American venture capitalist (born 1928)

Franklin Pitcher Johnson Jr., or Pitch Johnson, (born 1928) is an American venture capitalist and founder of multiple companies.

== Personal life ==
Franklin Pitcher Johnson Jr. was born in 1928 in Quincy, Illinois, and is the son of Franklin Pitcher "Pitch" Johnson, an Olympic track and field athlete and college coach. When he was 12 years old his family moved to Palo Alto, California. He studied at the Palo Alto High School where he ran on the track team. According to Johnson Jr., he was not as good at running as his father. Despite that, according to him, he has learned a lot of things from his father, "My dad taught me to shake hands with my opponents after the race, win or lose."

Johnson Jr. studied mechanical engineering at Stanford University (1946–50). After attending Harvard Business School (1950–52) he joined the US Air Force (1952–54) as an aircraft maintenance officer and worked in the Inland Steel Company's Indiana Harbor Works.

He has a wife Catherine, three sons, and one daughter. He describes himself as an Episcopalian and a Republican.

== Career ==
=== Venture capitalist ===
The US Congress passed a law in 1958 to foment the creation of venture capital under which the government would lend private capital. Johnson and his friend, Bill Draper, decided to co-found a venture capital company in Palo Alto. With a combination of savings and family loans, they formed Draper and Johnson Investment Company (D+J) in 1962. Johnson then took courses at Stanford at age 35 to study molecular biology and computer science. These studies were later useful for his investments in biotechnology and informatics. According to him, being "a local guy" has helped him since he knew many local entrepreneurs, lawyers, and other professionals and was easier for him to "check out" potential business partners.

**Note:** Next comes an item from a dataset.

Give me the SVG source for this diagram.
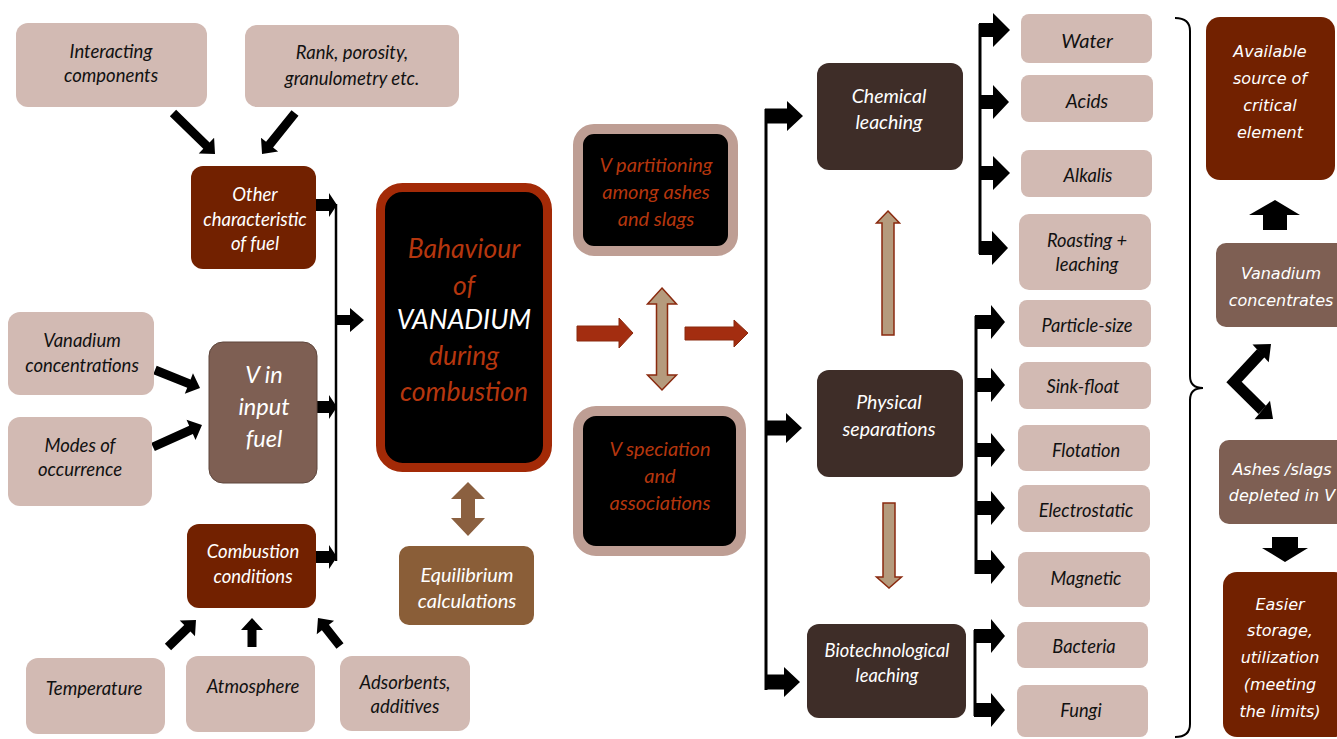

In 1965 he founded a venture capital company, Asset Management Company, which is still in operation. Apart from that, he has also helped found other companies including Amgen, Biogen Idec and Tandem. He said that as a rough estimate, of every 10 companies that he helped fund, one would return 20 or more times the investment, 3 or 4 doubled it, and the rest didn't lose nor win money, and they had to be sold, sometimes with losses and sometimes ending even.

=== Business leader and educator ===
He was director of the National Venture Capital Association and of the Western Association of Venture Capitalists, and also a trustee of the Foothill–De Anza Community College District for 12 years. He taught a class in entrepreneurship and venture capital for 12 years at The Stanford Graduate School of Business, beginning in 1979 and he remained active in the faculty through 2009. During his period of teaching at the Stanford Graduate School of Business Johnson gave a paper "The Entrepreneurial Climate" to the American Chamber of Commerce in Paris in 1982. The paper was published by Harvard Business School and the phrase "The Entrepreneurial Climate" became used in academic and government circles.

Since 1990, Johnson has been an advisor to various eastern European countries. Collaborating alongside the Amro Bank of the Netherlands, the European Bank for Reconstruction and Development (EBRD), and Polish, Czech and Slovak entrepreneurs and venture managers he aided in forming a venture investment company called European Renaissance Capital. Its goal has been to invest in and help new companies in Poland, Czechia, and Slovakia. Additionally, he has been involved in the creating of a buy-out fund in Romania and venture capital funds in Russia, Norway, and New Zealand. He was a member of the board of international advisers to the IESE Business School in Barcelona.